Diakui bahwa dalam makalah sederhana ini tidak mungkin menyebutkan semua analisa berkenaan dengan sejarah ketertindasan wanita seperti nasib wanita di benua Afrika atau benua Australia.
Dari uraian sejarah diatas kita dapat mengambil beberapa poin sebagai berikut:
1. Keberadaan wanita pernag disamakan dengan hewan dan dianggap manusia lemah serta hina, dimana jika perempuan tersebut hidup bebas dan terlepas dari ikatan maka yang lain tidak akan aman dari kejahatan dan kerusakannya.

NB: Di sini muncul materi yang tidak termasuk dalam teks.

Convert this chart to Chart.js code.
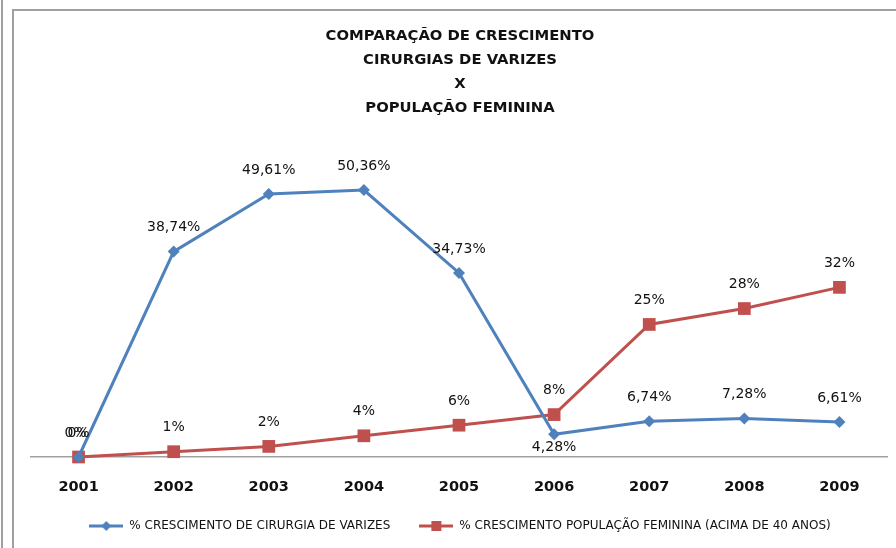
<!DOCTYPE html>
<html>
<head>
<meta charset="utf-8">
<script src="https://cdn.jsdelivr.net/npm/chart.js@4.4.1/dist/chart.umd.min.js"></script>
<style>
  html, body { margin: 0; padding: 0; background: #fff; }
  #wrap { position: relative; width: 896px; height: 548px; overflow: hidden; }
  #edge { position: absolute; left: 1px; top: 0; width: 2px; height: 548px; background: #a0a0a0; }
  #frame { position: absolute; left: 12px; top: 9px; width: 1000px; height: 1000px; border: 2px solid #a0a0a0; }
  #chart { position: absolute; left: 0; top: 0; }
</style>
</head>
<body>
<div id="wrap">
  <div id="edge"></div>
  <div id="frame"></div>
  <canvas id="chart" width="896" height="548"></canvas>
</div>
<script>
const years = ['2001', '2002', '2003', '2004', '2005', '2006', '2007', '2008', '2009'];
const cirurgias = [0, 38.74, 49.61, 50.36, 34.73, 4.28, 6.74, 7.28, 6.61];
const populacao = [0, 1, 2, 4, 6, 8, 25, 28, 32];
const titleLines = ['COMPARAÇÃO DE CRESCIMENTO', 'CIRURGIAS DE VARIZES', 'X', 'POPULAÇÃO FEMININA'];
const seriesNames = ['% CRESCIMENTO DE CIRURGIA DE VARIZES', '% CRESCIMENTO POPULAÇÃO FEMININA (ACIMA DE 40 ANOS)'];

const BLUE = '#4F81BD';
const RED = '#C0504D';

function fmt(v) {
  if (Number.isInteger(v)) return v + '%';
  return v.toFixed(2).replace('.', ',') + '%';
}

// little line+marker pictures for the legend
function legendIcon(color, shape) {
  const c = document.createElement('canvas');
  c.width = 34; c.height = 14;
  const g = c.getContext('2d');
  g.strokeStyle = color;
  g.lineWidth = 3;
  g.beginPath(); g.moveTo(0, 7); g.lineTo(34, 7); g.stroke();
  g.fillStyle = color;
  if (shape === 'diamond') {
    g.beginPath(); g.moveTo(17, 2); g.lineTo(22, 7); g.lineTo(17, 12); g.lineTo(12, 7); g.closePath(); g.fill();
  } else {
    g.fillRect(12, 2, 10, 10);
  }
  return c;
}

const dataLabels = {
  id: 'dataLabels',
  afterDatasetsDraw(chart) {
    const ctx = chart.ctx;
    ctx.save();
    ctx.font = '14px "DejaVu Sans"';
    ctx.fillStyle = '#111';
    ctx.textAlign = 'center';
    ctx.textBaseline = 'middle';
    chart.data.datasets.forEach((ds, di) => {
      const meta = chart.getDatasetMeta(di);
      meta.data.forEach((pt, i) => {
        const below = di === 0 && i === 5;
        const dx = (di === 0 && i === 0) ? -3 : 0;
        const y = below ? pt.y + 13 : pt.y - 24;
        ctx.fillText(fmt(ds.data[i]), pt.x + dx, y);
      });
    });
    ctx.restore();
  }
};

new Chart(document.getElementById('chart'), {
  type: 'line',
  data: {
    labels: years,
    datasets: [
      {
        label: seriesNames[0],
        data: cirurgias,
        borderColor: BLUE,
        backgroundColor: BLUE,
        borderWidth: 3,
        pointStyle: 'rectRot',
        pointRadius: 6,
        pointBorderWidth: 0,
        tension: 0,
        clip: false
      },
      {
        label: seriesNames[1],
        data: populacao,
        borderColor: RED,
        backgroundColor: RED,
        borderWidth: 3,
        pointStyle: 'rect',
        pointRadius: 9,
        pointBorderWidth: 0,
        tension: 0,
        clip: false
      }
    ]
  },
  options: {
    responsive: false,
    animation: false,
    layout: { padding: { top: 24, left: 31, right: 7, bottom: 6 } },
    scales: {
      x: {
        offset: true,
        grid: { display: false, drawTicks: false },
        border: { display: true, color: '#a0a0a0', width: 1.5 },
        ticks: { color: '#111', padding: 22, font: { family: 'DejaVu Sans', size: 14.5, weight: 'bold' } },
        afterFit(scale) { scale.height = 34; }
      },
      y: {
        display: false,
        min: 0,
        max: 60
      }
    },
    plugins: {
      title: {
        display: true,
        text: titleLines,
        color: '#111',
        font: { family: 'DejaVu Sans', size: 14.8, weight: 'bold', lineHeight: 1.62 },
        padding: { top: 0, bottom: 19 }
      },
      legend: {
        position: 'bottom',
        labels: {
          usePointStyle: true,
          pointStyleWidth: 34,
          padding: 29,
          color: '#111',
          font: { family: 'DejaVu Sans', size: 12 },
          generateLabels(chart) {
            return chart.data.datasets.map((ds, i) => ({
              text: ds.label,
              pointStyle: legendIcon(ds.borderColor, i === 0 ? 'diamond' : 'square'),
              fillStyle: ds.borderColor,
              strokeStyle: ds.borderColor,
              lineWidth: 0,
              fontColor: '#111',
              datasetIndex: i,
              hidden: false
            }));
          }
        }
      },
      tooltip: { enabled: false }
    }
  },
  plugins: [dataLabels]
});
</script>
</body>
</html>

2. Wanita tidak dianggap sebagai anggota masyarakat kecuali kalau diperlukan oleh masyarakat, atau ia dianggap sebagai tawanan yang tertangkap yang harus dipekerjakan dan harus diwaspadai tipu dayanya.
3. Perempuan tidak mendapatkan hak-hak kecuali hak-hak tersebut bermanfaat untuk laki-laki yang menguasainya.
4. Perlakuan lelaki atas perempuan berasaskan prilaku orang kuat terhadap orang lemah, yakni perempuan hanya sebagai pelayan dan tidak mempunyai hak apapun.